I get that Fifty Shades Of Grey was a worldwide phenomenon, but did we really need a boring rehash of the same story, with younger characters? For all its attempts to tell an empowering and passionate story, After is a painful watch throughout, with unlikable characters, a moody atmosphere and an unpleasant love story, only salvaged by a great soundtrack.
Briefly on that one positive, After’s soundtrack is composed largely of slower, intendedly raunchy covers of music hits from the past. If you remember anything about Fifty Shades Of Grey, you’ll recall the slow version of Beyoncé’s ‘Crazy In Love’. And if there’s any evidence that After is just a rip-off of an already terrible movie, then that’s it.

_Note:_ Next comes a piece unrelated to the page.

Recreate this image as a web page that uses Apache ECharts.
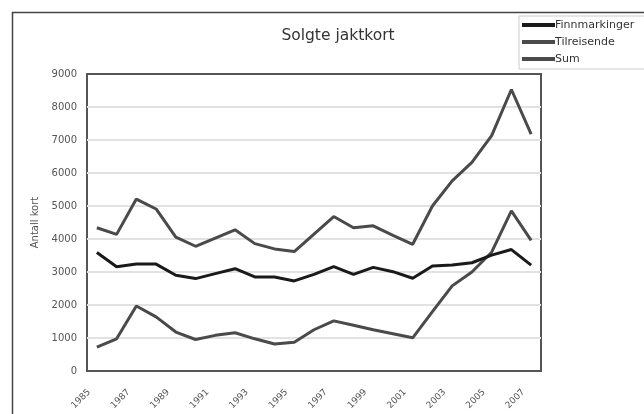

There are times when After is even worse than Fifty Shades, but for the most part, it isn’t quite that terrible. It doesn’t have the boring, drawn-out sequences about sexual contracts and bondage, but rather tries to keep the focus on the emotional parts of this love story, as well as making sure things stay moderately PG-13.
But therein lies one of the most confusing things about this movie: who is it for? Its intensity, often dark emotional depth and highly suggestive romantic scenes indicate it’s meant for a slightly older audience, yet the nature of its story suggests the exact opposite.
For adults, the best stories about young love aren’t the ones that overhype the passion, intensity and lust of an apparently ‘perfect’ romance, but rather the ones that offer a nostalgic and relatable view of the awkward and challenging realities of young love, something that After doesn’t seem much bothered about.
Instead, it focuses on a group of new college arrivals who act as if they’re in their mid-30s, as the story takes an overly serious and moody view of young love throughout. That dulls the film’s central coming-of-age themes, as you struggle to see the main characters as the age that they really are.
What’s more, the characters themselves are enormously unlikable, and the screenplay doesn’t have the development to make them in the slightest bit agreeable.
Josephine Langford plays Tessa, an initially sheltered young woman who becomes aware of the harsh real world, yet there’s very little about the character that shows the real, arduous nature of growing up. At one moment, she’s innocent, then she’s completely enchanted by her new boyfriend, then she’s entirely world-wise. And there’s no in-between.
Meanwhile, Hero Fiennes Tiffin plays Hardin, one of the most unlikable love interests I’ve ever seen on film. Simply put, he’s an idiot, and although the point of the film is to see Tessa discover that for herself, his moronic behaviour from the very start of the story makes you question why Tessa would have ever wanted anything to do with him in the first place.
Overall, After is an irritating example of what happens when you take an overly serious and moody view of young love. There is certainly space for challenging drama in the genre, but not like this, and certainly not with terrible characters, a dull story and a frustrating desire to be the same as Fifty Shades Of Grey. But at least the soundtrack is good, so that’s why I’m giving After a 5.7.